I wouldn’t take tomli/tomllib as a reason to avoid doing that. It was just an unfortunate case where the name already ended with -li

For reference, the next compression library may be zlibng (or zlibnglib or whatever), as there is work ongoing to replace zlib with zlib-ng, maybe both imports will become a thing. (though we’re trying to replace zlib in place as zlib-ng can be compiled in compatibility mode to provide the same API).

jamestwebber · April 12, 2025, 3:06pm

I’ll just note that there are less than four weeks before the beta freeze for 3.14, and I’m not sure what the SC schedule is in the meantime^[1]. Actually adding the module should be a quick process but it’s not instant.

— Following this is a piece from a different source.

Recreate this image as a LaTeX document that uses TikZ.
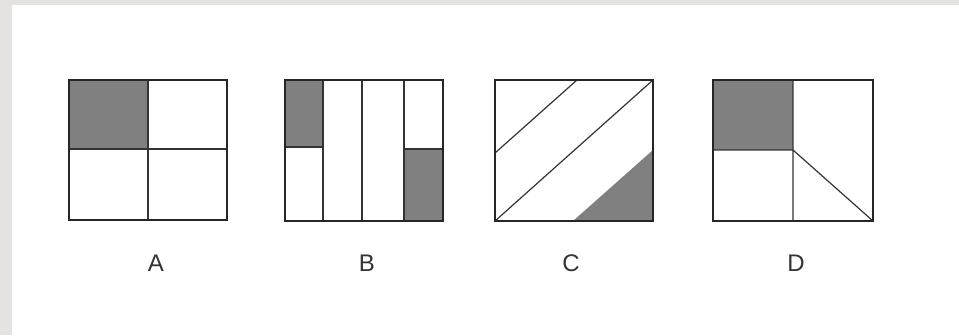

I would like to re-up my earlier suggestion–punt on the naming discussion^[2] and add _zstd as an experimental module in Python 3.14.

is that posted somewhere? ↩︎
which doesn’t seem like it’s wrapping up soon ↩︎

gerardw · April 12, 2025, 3:59pm

As an end user, given the choice between a stdlib package with a scary single underscore, which PEP 8 says means

weak “internal use” indicator

. and pypi.zstd with a long history and 175 github stars, I’d use the pypi package.

Nineteendo · April 12, 2025, 4:02pm

You still need to check that _zstd doesn’t get installed in the root namespace by the existing zstandard libraries:

zstd uses zstd
zstandard uses zstandard.backend_c
pyzstd uses pyzstd.c._zstd (a child package)

Seems OK.

jamestwebber · April 12, 2025, 4:07pm

That’s totally fine, though. The primary benefit of having _zstd in 3.14 is not for end users at all. It’s so that some future PEP like PEP 777: How to Re-invent the Wheel can point to this PEP and say “zstd has been available since 3.14 so we can now introduce it into the wheel format” and installers like pip and uv can write a shim to use the experimental version if they need to.

gerardw · April 12, 2025, 4:12pm

+1 for std.zstd in 3.14

Mature reasonable developers will get that a longstanding language will have some inconsistencies creep it. It’s not really a big deal. Just stick a one-liner in the Documentation:

While most standard library functions traditionally used a top level module, due to the widespread use of the pypi.org repository, new standard library modules are often added as std.module_name to avoid breaking existing code.

Newer, inexperienced pedantic developers will never be happy. e.g. complaining about the pre PEP-8 camel case logging functions.

emmatyping · April 12, 2025, 4:31pm

If we get a top-level stdlib package. It’s really hard for me to argue that we should use compression against an amorphous hypothetical. It’d be a huge change, and would break some user code regardless of what prefix is chosen (e.g. std is used as a module name 92 times on GitHub).

Also if we’re ok with std.zstd, and we aren’t sure if std as a whole is going to be approved (which we aren’t!), couldn’t we add compression, and in the future PEP that defines std, specify that sub-modules of compression would be moved under std directly? There’s a 5 year window before we even deprecate the existing module names. There’s plenty of time to introduce std and end up in the state that you are proposing.

The problem with this proposal is that I would be asking the Steering Council to pre-approve a PEP not laid out in this PEP, whose design has yet to be fleshed out. If I were in their shoes, I wouldn’t want to approve that.

I think compression is altogether quite different. Instead of making a namespace to have modules moved into in the future, this PEP proposes a namespace and a set of modules that should exist in it from the start. There will be compression.[zlib,lzma,bz2,zstd] in 3.14 (or at this rate, more likely 3.15). So there’s no reason that it would be stuck to a single module like concurrent.

Jelle · April 12, 2025, 6:14pm

This PEP proposes adding the new module to Python 3.14, which comes out in October. It seems rather pessimistic to think that nobody will be able to provide free-threaded zstd support on PyPI before then (either by improving an existing package or adding a new one).